Again, words seem to defeat him as strings, accordion, and Dobkin’s tribal rhythms gallop along in some reverse hegira, a quest for a Mecca that might mean rebirth or annihilation. “She gave me my party favours,” he wails. “But nothing was sweet enough.” He caps the final word with a mad “ahhh!” Then his knife-edged electric slices through with the old Thompsonian abandon. Add in a persistent, nearly whispered chant of “My soul, my soul, my soul,” and you’ve got the stuff Thompson fans have been waiting for since his foray into Sufism 30 years ago: holy fire, earthy funk.
“Miss Patsy,” the only track on Ballads that’s really a ballad, likewise offers a questing Thompson, this time in a familiar, almost twee folky setting.

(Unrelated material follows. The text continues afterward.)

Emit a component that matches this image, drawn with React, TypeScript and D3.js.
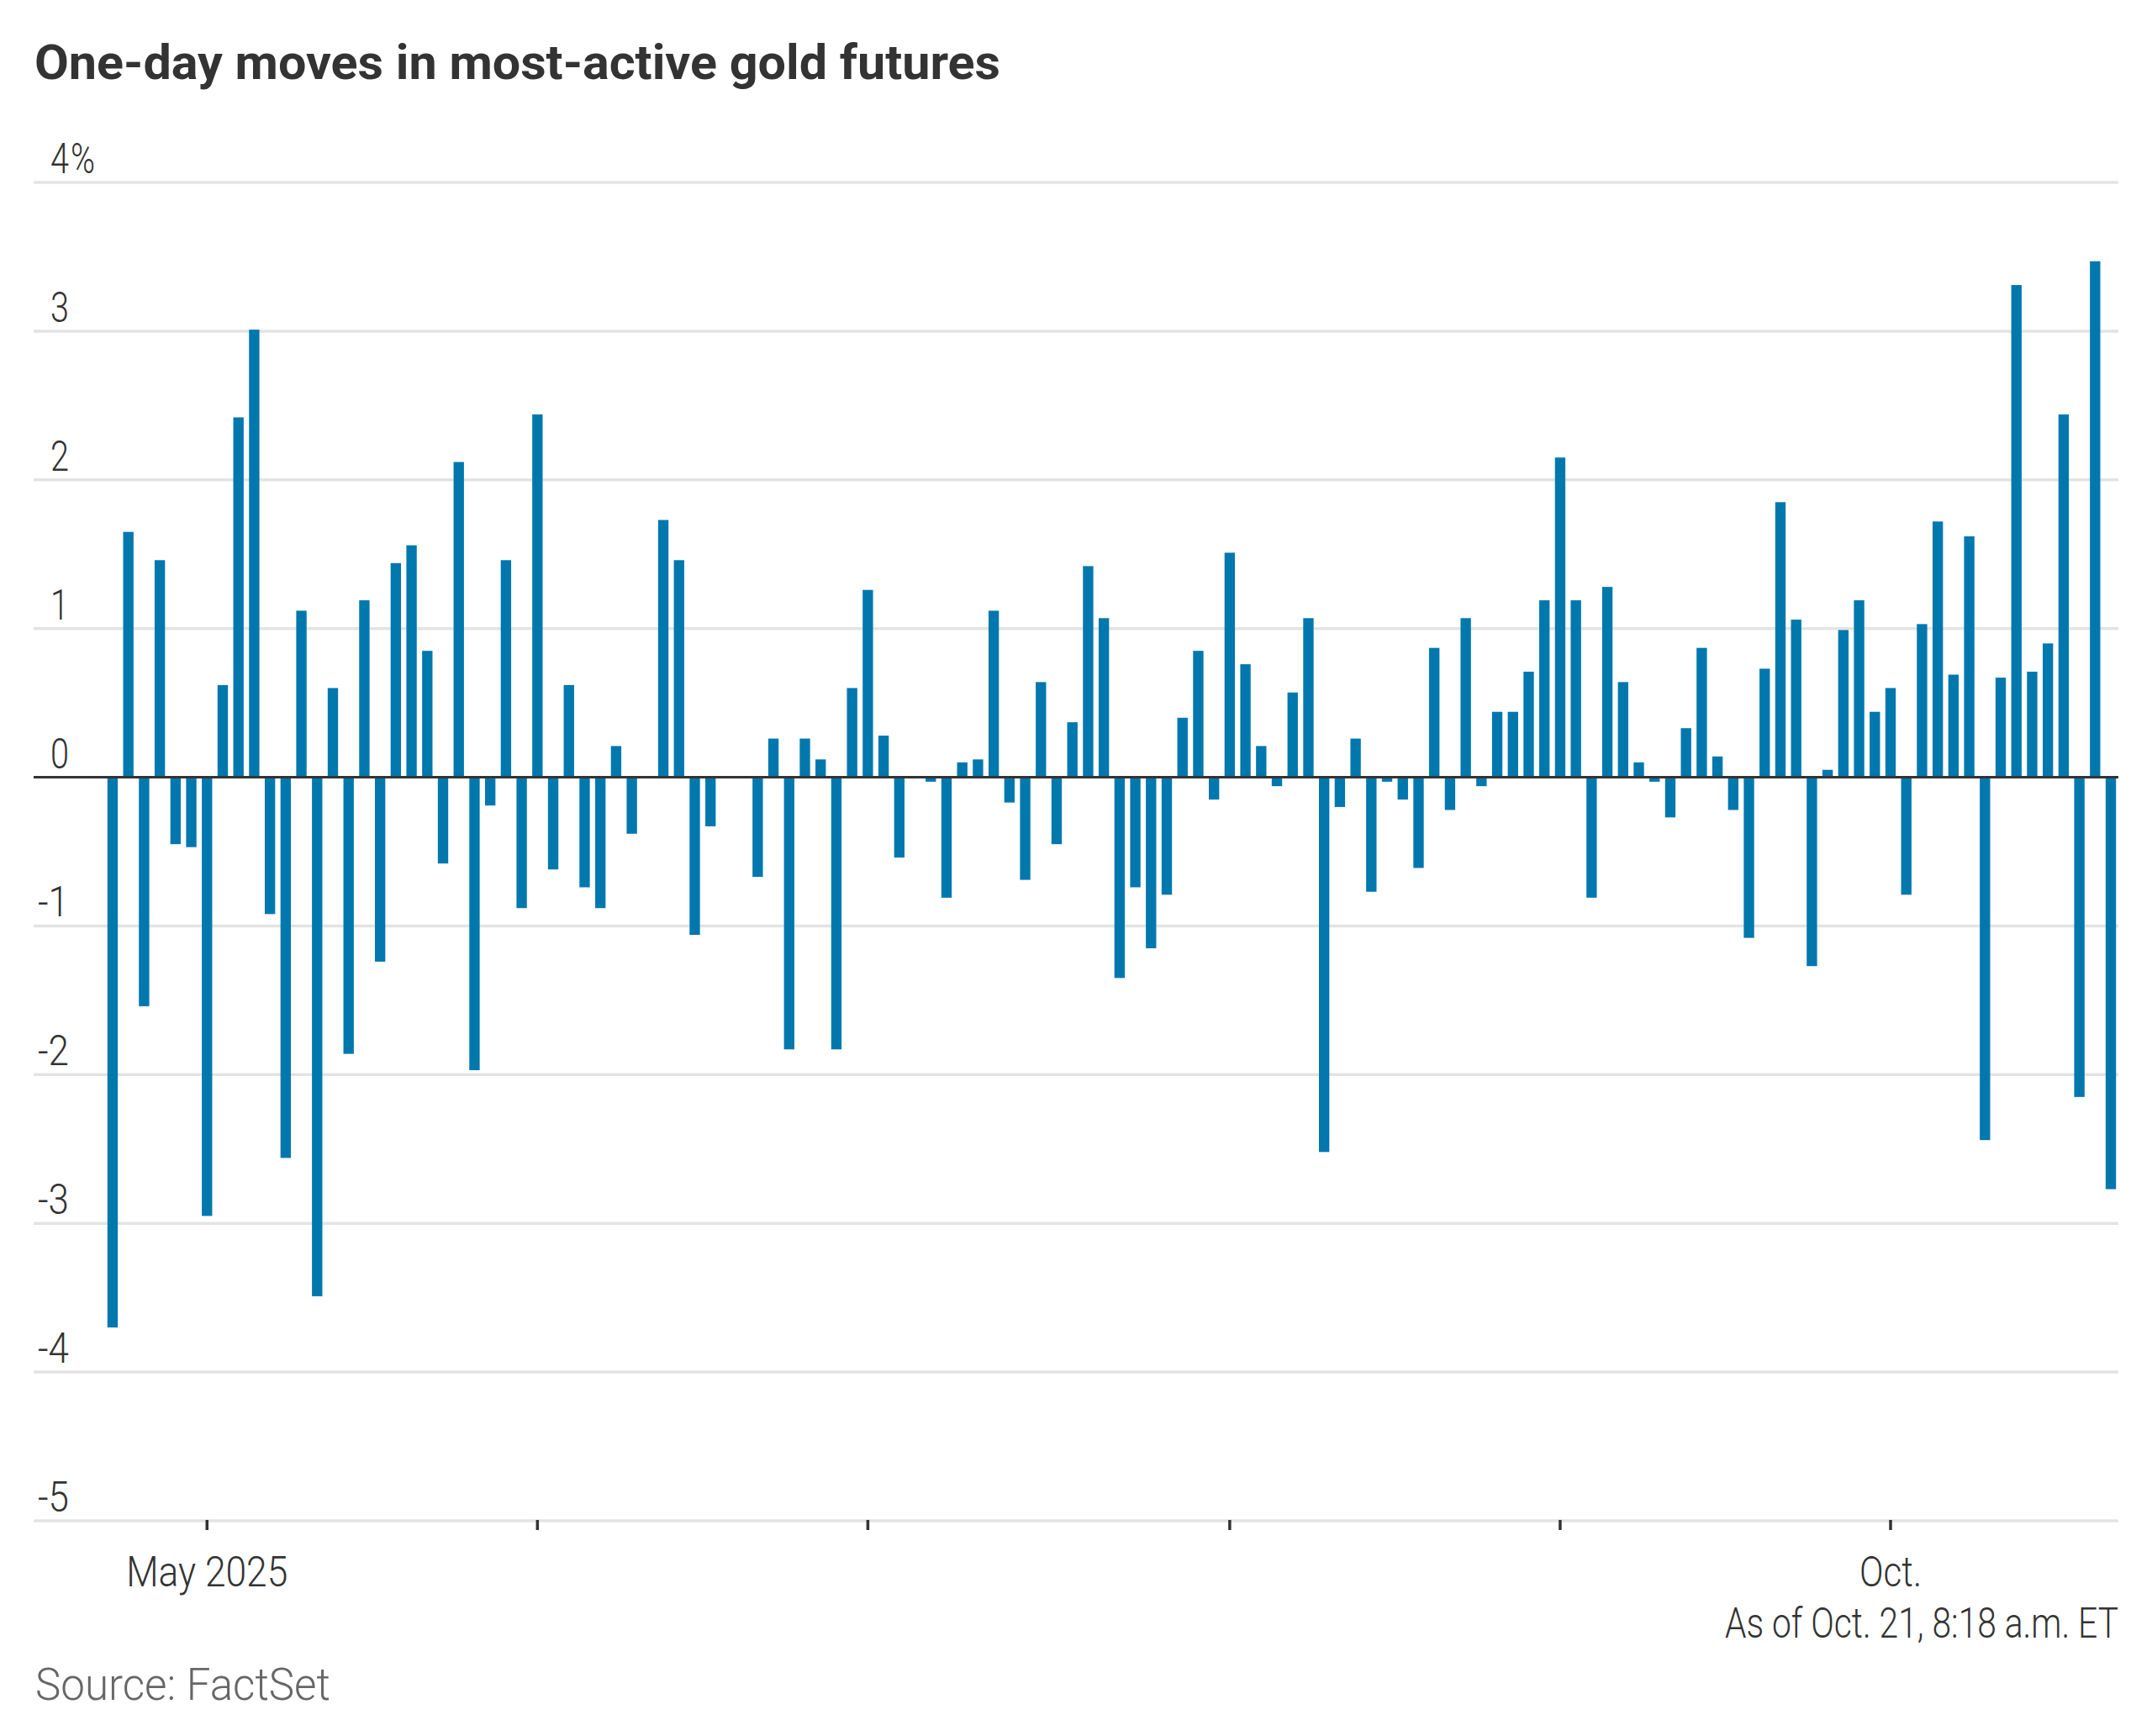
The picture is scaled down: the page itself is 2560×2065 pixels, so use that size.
import React from 'react';
import * as d3 from 'd3';

// chart text
const title = 'One-day moves in most-active gold futures';
const note = 'As of Oct. 21, 8:18 a.m. ET';
const source = 'Source: FactSet';

// trading days shown on the x axis
const firstDay = '2025-04-23';
const lastDay = '2025-10-21';
const holidays = ['2025-05-26', '2025-09-01'];

// one-day % change, one per trading day (null = no bar)
const moves: (number | null)[] = [
  -3.70, 1.65, -1.54, 1.46, -0.45, -0.47,
  -2.95, 0.62, 2.42, 3.01, -0.92, -2.56, 1.12, -3.49, 0.60, -1.86, 1.19, -1.24, 1.44, 1.56,
  0.85, -0.58, 2.12, -1.97, -0.19, 1.46, -0.88,
  2.44, -0.62, 0.62, -0.74, -0.88, 0.21, -0.38, null, 1.73, 1.46, -1.06, -0.33, null, null,
  -0.67, 0.26, -1.83, 0.26, 0.12, -1.83, 0.60,
  1.26, 0.28, -0.54, null, -0.03, -0.81, 0.10, 0.12, 1.12, -0.17, -0.69, 0.64, -0.45, 0.37,
  1.42, 1.07, -1.35, -0.74, -1.15, -0.79, 0.40, 0.85, -0.15,
  1.51, 0.76, 0.21, -0.06, 0.57, 1.07, -2.52, -0.20, 0.26, -0.77, -0.03, -0.15, -0.61, 0.87,
  -0.22, 1.07, -0.06, 0.44, 0.44, 0.71, 1.19,
  2.15, 1.19, -0.81, 1.28, 0.64, 0.10, -0.03, -0.27, 0.33, 0.87, 0.14, -0.22, -1.08, 0.73,
  1.85, 1.06, -1.27, 0.05, 0.99, 1.19, 0.44,
  0.60, -0.79, 1.03, 1.72, 0.69, 1.62, -2.44, 0.67, 3.31, 0.71, 0.90, 2.44, -2.15, 3.47, -2.77,
];

const yTicks = [4, 3, 2, 1, 0, -1, -2, -3, -4, -5];
const monthTicks = ['2025-05-01', '2025-06-02', '2025-07-01', '2025-08-01', '2025-09-02', '2025-10-01'];
const monthLabels = ['May 2025', '', '', '', '', 'Oct.'];

const fmt = d3.timeFormat('%Y-%m-%d');
const parse = d3.timeParse('%Y-%m-%d');

const tradingDays = d3.timeDay
  .range(parse(firstDay)!, d3.timeDay.offset(parse(lastDay)!, 1))
  .filter(d => d.getDay() !== 0 && d.getDay() !== 6 && !holidays.includes(fmt(d)))
  .map(d => fmt(d));

const data = tradingDays.map((date, i) => ({ date, value: moves[i] }));

if (typeof document !== 'undefined') document.body.style.margin = '0';

const W = 2560;
const H = 2065;
const FONT = 'Roboto, "Open Sans", sans-serif';

export default function App() {
  const x = d3.scaleBand<string>()
    .domain(tradingDays)
    .range([124.6, 2520.4])
    .paddingInner(0.34)
    .paddingOuter(0.17);

  const y = d3.scaleLinear().domain([-5, 4]).range([1809, 217]);

  const gridLeft = 40;
  const gridRight = 2520;

  // label width for the narrow tick font
  const labelWidth = (v: number) => String(Math.abs(v)).length * 22 + (v < 0 ? 15 : 0);

  return (
    <svg width={W} height={H} style={{ display: 'block', background: '#fff' }} fontFamily={FONT}>
      <rect width={W} height={H} fill="#fff" />

      <text x={41} y={94} fontSize={57} fontWeight={700} fill="#333"
        textLength={1149} lengthAdjust="spacingAndGlyphs">{title}</text>

      {/* gridlines */}
      {yTicks.filter(t => t !== 0).map(t => (
        <line key={t} x1={gridLeft} x2={gridRight} y1={y(t)} y2={y(t)} stroke="#e3e3e3" strokeWidth={3.5} />
      ))}

      {/* y labels */}
      {yTicks.map(t => (
        <g key={'l' + t} fontWeight={300}>
          <text x={82} y={y(t) - 11} fontSize={50} fill="#333" textAnchor="end"
            textLength={labelWidth(t)} lengthAdjust="spacingAndGlyphs">{t < 0 ? '-' + Math.abs(t) : t}</text>
          {t === yTicks[0] && (
            <text x={84} y={y(t) - 11} fontSize={50} fill="#333" textLength={29} lengthAdjust="spacingAndGlyphs">%</text>
          )}
        </g>
      ))}

      {/* bars */}
      {data.filter(d => d.value !== null).map(d => {
        const v = d.value as number;
        return (
          <rect key={d.date} x={x(d.date)} width={x.bandwidth()}
            y={y(Math.max(0, v))} height={Math.abs(y(v) - y(0))} fill="#0078ae" />
        );
      })}

      <line x1={gridLeft} x2={gridRight} y1={y(0)} y2={y(0)} stroke="#333" strokeWidth={3} />

      {/* x ticks */}
      {monthTicks.map((m, i) => {
        const cx = (x(m) ?? 0) + x.bandwidth() / 2;
        return (
          <g key={m}>
            <line x1={cx} x2={cx} y1={y(-5) - 1} y2={y(-5) + 11} stroke="#333" strokeWidth={3.5} />
            {monthLabels[i] && (
              <text x={cx} y={1887} fontSize={50} fontWeight={300} fill="#333" textAnchor="middle"
                textLength={monthLabels[i].length > 4 ? 192 : 74} lengthAdjust="spacingAndGlyphs">{monthLabels[i]}</text>
            )}
          </g>
        );
      })}

      <text x={2520} y={1948} fontSize={50} fontWeight={300} fill="#333" textAnchor="end"
        textLength={468} lengthAdjust="spacingAndGlyphs">{note}</text>

      <text x={42} y={2022} fontSize={54} fontWeight={300} fill="#666"
        textLength={351} lengthAdjust="spacingAndGlyphs">{source}</text>
    </svg>
  );
}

In succession, our antihero is held for a ransom never paid, seduced by a religious cult, and subjected to an extreme makeover that lands him in prison. I’m not going to swear that this is a metaphorical representation of Thompson’s own career—dogged by the limitations of Fairport-style folk-rock, a too-literal approach to faith, and the cluelessness of industry weasels—but it sure makes for an intriguing pattern. “Row, Boys, Row” also suggests the demands of the “shark-filled sea” of the music business, or of any corrupt institution. “Seven years of bad luck,” Thompson sings. “Should have read the small print.”
The man who unexpectedly ranted about arrogance and backstabbing and the rest of the godawful biz is fully present here—but not with bitterness or even much regret. After all, he’s a lucky guy: He can go to his home office and turn out a narrow, deep product, with no obligation to brandish his lengthy résumé. Front Parlour Ballads is surprising, challenging, and, above all, peculiar. For Richard Thompson, that’s a fine compliment.